───── STORED DATA ─────

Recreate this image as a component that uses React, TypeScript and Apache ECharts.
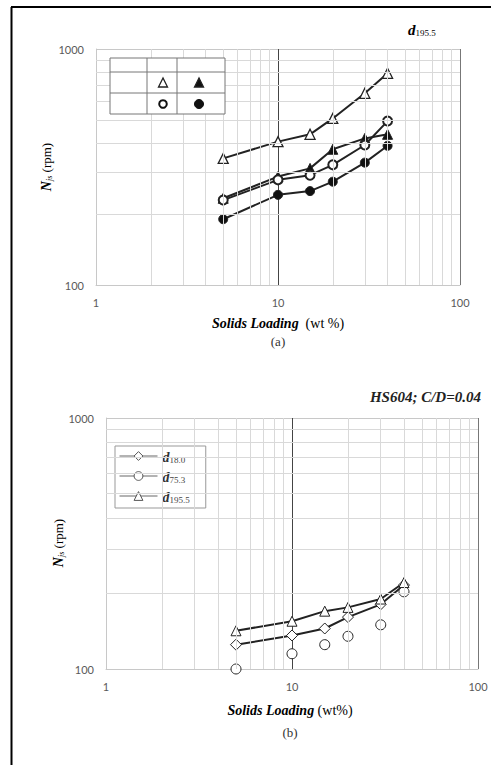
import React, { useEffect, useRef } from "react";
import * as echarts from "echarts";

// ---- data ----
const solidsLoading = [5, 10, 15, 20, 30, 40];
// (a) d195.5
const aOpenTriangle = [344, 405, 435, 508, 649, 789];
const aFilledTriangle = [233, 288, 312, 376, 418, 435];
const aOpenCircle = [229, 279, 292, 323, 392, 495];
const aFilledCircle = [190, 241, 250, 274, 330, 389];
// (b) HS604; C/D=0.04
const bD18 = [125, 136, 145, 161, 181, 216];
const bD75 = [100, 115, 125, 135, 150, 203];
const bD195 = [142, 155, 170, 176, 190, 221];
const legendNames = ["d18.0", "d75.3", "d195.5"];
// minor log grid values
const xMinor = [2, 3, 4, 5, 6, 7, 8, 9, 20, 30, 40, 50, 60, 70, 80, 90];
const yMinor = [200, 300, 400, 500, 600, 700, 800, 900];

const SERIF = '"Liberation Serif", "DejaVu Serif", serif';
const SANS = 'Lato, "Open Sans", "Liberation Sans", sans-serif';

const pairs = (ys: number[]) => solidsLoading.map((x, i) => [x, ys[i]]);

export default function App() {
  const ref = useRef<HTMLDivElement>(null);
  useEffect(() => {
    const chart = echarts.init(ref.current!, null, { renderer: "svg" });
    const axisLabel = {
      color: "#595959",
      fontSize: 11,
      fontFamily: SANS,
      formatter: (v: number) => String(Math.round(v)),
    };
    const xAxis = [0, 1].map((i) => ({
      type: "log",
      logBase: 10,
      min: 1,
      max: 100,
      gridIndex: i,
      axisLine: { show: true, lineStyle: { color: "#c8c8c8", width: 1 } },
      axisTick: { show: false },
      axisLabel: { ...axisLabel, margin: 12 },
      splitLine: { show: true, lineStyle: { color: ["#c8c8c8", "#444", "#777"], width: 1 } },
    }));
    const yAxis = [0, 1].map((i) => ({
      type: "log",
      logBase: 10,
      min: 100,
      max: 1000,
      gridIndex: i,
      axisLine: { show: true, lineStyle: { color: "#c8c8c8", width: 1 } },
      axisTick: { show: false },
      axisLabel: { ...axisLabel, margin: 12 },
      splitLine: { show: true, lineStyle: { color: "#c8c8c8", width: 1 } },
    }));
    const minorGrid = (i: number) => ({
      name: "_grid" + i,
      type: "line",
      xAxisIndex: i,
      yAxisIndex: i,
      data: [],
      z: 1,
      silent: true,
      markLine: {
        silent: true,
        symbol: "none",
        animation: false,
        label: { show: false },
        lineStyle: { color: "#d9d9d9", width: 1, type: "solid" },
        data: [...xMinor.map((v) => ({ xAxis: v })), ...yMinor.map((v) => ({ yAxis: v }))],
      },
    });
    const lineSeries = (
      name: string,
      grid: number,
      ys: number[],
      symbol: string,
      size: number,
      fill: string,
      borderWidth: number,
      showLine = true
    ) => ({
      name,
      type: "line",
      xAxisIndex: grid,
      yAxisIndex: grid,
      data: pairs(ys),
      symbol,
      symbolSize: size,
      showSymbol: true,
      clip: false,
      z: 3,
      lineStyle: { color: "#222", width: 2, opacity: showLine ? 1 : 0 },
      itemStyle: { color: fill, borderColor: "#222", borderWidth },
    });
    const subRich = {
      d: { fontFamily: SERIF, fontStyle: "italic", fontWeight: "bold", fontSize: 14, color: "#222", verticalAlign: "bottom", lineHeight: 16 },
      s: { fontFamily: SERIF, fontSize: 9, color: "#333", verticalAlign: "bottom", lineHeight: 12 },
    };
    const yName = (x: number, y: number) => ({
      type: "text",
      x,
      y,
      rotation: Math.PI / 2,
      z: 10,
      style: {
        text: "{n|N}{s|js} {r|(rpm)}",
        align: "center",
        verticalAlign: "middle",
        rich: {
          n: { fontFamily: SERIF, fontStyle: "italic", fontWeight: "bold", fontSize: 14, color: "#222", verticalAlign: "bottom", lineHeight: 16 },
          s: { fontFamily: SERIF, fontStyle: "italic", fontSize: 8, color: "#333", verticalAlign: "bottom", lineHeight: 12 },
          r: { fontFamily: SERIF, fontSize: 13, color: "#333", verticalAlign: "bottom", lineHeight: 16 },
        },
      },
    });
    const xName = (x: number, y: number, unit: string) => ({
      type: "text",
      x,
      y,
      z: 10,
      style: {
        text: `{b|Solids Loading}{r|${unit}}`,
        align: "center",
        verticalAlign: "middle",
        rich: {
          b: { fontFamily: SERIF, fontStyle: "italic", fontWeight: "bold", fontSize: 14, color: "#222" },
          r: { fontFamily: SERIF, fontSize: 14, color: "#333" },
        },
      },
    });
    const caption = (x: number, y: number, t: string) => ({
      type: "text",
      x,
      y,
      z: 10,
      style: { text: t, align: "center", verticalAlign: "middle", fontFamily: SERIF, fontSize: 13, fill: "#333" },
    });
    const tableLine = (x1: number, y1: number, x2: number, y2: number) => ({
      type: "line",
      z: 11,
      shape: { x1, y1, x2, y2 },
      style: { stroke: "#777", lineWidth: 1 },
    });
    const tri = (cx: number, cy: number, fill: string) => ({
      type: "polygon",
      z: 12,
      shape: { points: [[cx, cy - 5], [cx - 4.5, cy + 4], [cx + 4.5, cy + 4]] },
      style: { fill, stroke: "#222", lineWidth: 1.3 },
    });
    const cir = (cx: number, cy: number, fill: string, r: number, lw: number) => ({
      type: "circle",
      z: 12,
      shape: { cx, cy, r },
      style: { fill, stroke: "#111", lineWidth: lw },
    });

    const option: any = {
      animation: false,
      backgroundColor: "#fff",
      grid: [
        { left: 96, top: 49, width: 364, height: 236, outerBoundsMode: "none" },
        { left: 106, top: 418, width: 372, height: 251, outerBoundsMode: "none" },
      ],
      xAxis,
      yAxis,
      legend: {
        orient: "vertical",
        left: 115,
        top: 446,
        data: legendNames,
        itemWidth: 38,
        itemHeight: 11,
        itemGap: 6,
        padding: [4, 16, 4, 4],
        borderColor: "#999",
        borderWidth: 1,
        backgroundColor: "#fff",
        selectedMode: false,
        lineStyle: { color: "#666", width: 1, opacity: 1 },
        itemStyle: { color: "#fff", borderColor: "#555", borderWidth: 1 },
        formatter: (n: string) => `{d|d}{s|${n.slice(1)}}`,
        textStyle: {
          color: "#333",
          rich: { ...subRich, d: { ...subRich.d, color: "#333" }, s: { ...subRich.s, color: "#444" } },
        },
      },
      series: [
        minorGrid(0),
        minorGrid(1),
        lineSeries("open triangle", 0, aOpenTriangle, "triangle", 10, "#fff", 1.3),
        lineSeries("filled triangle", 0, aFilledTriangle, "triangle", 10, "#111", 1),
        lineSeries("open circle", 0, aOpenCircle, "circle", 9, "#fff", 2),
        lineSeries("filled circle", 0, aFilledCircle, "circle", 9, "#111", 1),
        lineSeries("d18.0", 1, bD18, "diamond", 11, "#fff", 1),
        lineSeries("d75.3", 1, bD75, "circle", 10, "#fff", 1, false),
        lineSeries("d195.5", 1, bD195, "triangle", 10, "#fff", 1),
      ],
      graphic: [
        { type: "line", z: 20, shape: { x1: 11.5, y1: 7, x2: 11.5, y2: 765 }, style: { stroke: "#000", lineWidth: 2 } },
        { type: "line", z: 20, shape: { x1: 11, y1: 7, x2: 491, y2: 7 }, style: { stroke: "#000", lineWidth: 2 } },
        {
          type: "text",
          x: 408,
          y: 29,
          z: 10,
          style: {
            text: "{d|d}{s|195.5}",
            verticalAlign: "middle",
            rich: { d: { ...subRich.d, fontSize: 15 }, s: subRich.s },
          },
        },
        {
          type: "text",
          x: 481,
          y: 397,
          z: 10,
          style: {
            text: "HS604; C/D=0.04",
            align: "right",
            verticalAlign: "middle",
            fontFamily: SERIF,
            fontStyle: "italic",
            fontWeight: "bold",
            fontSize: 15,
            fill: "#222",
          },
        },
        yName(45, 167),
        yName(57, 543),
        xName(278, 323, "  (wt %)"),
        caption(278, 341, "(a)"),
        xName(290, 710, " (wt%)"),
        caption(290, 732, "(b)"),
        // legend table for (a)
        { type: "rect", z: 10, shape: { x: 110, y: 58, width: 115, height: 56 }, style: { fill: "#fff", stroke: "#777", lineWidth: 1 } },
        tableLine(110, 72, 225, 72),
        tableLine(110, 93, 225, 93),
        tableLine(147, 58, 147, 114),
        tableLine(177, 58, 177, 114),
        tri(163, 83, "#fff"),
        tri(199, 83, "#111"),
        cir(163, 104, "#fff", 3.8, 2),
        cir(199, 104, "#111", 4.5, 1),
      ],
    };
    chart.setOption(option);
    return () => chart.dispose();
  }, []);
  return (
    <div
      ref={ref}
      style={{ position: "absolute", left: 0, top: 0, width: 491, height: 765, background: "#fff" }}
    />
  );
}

─────

Search the lines above for the string "React" and copy each line that has it.

_CORRECT RESPONSE_:
Recreate this image as a component that uses React, TypeScript and Apache ECharts.
import React, { useEffect, useRef } from "react";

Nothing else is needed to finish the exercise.